COLLECTED DATA |
______
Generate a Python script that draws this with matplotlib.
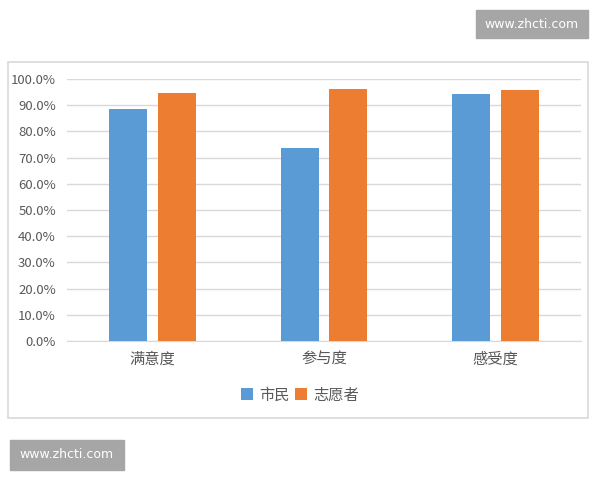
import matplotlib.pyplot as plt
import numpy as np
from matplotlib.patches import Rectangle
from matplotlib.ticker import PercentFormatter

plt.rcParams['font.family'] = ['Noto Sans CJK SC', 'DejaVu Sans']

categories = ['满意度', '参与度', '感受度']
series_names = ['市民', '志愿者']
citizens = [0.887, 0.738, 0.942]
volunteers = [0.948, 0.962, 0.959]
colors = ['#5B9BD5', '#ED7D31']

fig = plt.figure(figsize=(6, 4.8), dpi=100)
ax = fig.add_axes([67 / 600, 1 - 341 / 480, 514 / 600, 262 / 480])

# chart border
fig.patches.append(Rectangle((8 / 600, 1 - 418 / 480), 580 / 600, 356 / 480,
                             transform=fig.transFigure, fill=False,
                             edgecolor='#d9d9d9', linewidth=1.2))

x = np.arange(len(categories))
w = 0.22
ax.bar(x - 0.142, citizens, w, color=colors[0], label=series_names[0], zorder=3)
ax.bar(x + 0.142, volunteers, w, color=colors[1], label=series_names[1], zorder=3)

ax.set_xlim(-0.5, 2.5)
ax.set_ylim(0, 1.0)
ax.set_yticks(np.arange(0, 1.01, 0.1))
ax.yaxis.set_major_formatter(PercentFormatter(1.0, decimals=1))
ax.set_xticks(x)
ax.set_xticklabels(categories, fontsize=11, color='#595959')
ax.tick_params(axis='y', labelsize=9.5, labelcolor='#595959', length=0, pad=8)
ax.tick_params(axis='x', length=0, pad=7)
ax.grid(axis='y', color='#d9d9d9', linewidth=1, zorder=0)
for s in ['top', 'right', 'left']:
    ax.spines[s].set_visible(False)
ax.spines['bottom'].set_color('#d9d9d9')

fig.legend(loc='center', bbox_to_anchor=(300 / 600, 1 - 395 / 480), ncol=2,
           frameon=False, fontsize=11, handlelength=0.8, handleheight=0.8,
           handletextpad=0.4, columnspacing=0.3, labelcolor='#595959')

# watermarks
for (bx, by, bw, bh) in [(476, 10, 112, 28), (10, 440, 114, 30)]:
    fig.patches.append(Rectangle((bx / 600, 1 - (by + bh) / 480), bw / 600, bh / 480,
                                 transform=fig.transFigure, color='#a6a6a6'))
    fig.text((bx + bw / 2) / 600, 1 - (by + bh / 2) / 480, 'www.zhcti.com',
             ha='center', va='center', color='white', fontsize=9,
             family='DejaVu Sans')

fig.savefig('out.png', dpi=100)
______
EXERCISE OBJECTIVE |
The data above should be repeated exactly, minus any pictures.

OUTPUT FOR THIS TASK |
Generate a Python script that draws this with matplotlib.
import matplotlib.pyplot as plt
import numpy as np
from matplotlib.patches import Rectangle
from matplotlib.ticker import PercentFormatter

plt.rcParams['font.family'] = ['Noto Sans CJK SC', 'DejaVu Sans']

categories = ['满意度', '参与度', '感受度']
series_names = ['市民', '志愿者']
citizens = [0.887, 0.738, 0.942]
volunteers = [0.948, 0.962, 0.959]
colors = ['#5B9BD5', '#ED7D31']

fig = plt.figure(figsize=(6, 4.8), dpi=100)
ax = fig.add_axes([67 / 600, 1 - 341 / 480, 514 / 600, 262 / 480])

# chart border
fig.patches.append(Rectangle((8 / 600, 1 - 418 / 480), 580 / 600, 356 / 480,
                             transform=fig.transFigure, fill=False,
                             edgecolor='#d9d9d9', linewidth=1.2))

x = np.arange(len(categories))
w = 0.22
ax.bar(x - 0.142, citizens, w, color=colors[0], label=series_names[0], zorder=3)
ax.bar(x + 0.142, volunteers, w, color=colors[1], label=series_names[1], zorder=3)

ax.set_xlim(-0.5, 2.5)
ax.set_ylim(0, 1.0)
ax.set_yticks(np.arange(0, 1.01, 0.1))
ax.yaxis.set_major_formatter(PercentFormatter(1.0, decimals=1))
ax.set_xticks(x)
ax.set_xticklabels(categories, fontsize=11, color='#595959')
ax.tick_params(axis='y', labelsize=9.5, labelcolor='#595959', length=0, pad=8)
ax.tick_params(axis='x', length=0, pad=7)
ax.grid(axis='y', color='#d9d9d9', linewidth=1, zorder=0)
for s in ['top', 'right', 'left']:
    ax.spines[s].set_visible(False)
ax.spines['bottom'].set_color('#d9d9d9')

fig.legend(loc='center', bbox_to_anchor=(300 / 600, 1 - 395 / 480), ncol=2,
           frameon=False, fontsize=11, handlelength=0.8, handleheight=0.8,
           handletextpad=0.4, columnspacing=0.3, labelcolor='#595959')

# watermarks
for (bx, by, bw, bh) in [(476, 10, 112, 28), (10, 440, 114, 30)]:
    fig.patches.append(Rectangle((bx / 600, 1 - (by + bh) / 480), bw / 600, bh / 480,
                                 transform=fig.transFigure, color='#a6a6a6'))
    fig.text((bx + bw / 2) / 600, 1 - (by + bh / 2) / 480, 'www.zhcti.com',
             ha='center', va='center', color='white', fontsize=9,
             family='DejaVu Sans')

fig.savefig('out.png', dpi=100)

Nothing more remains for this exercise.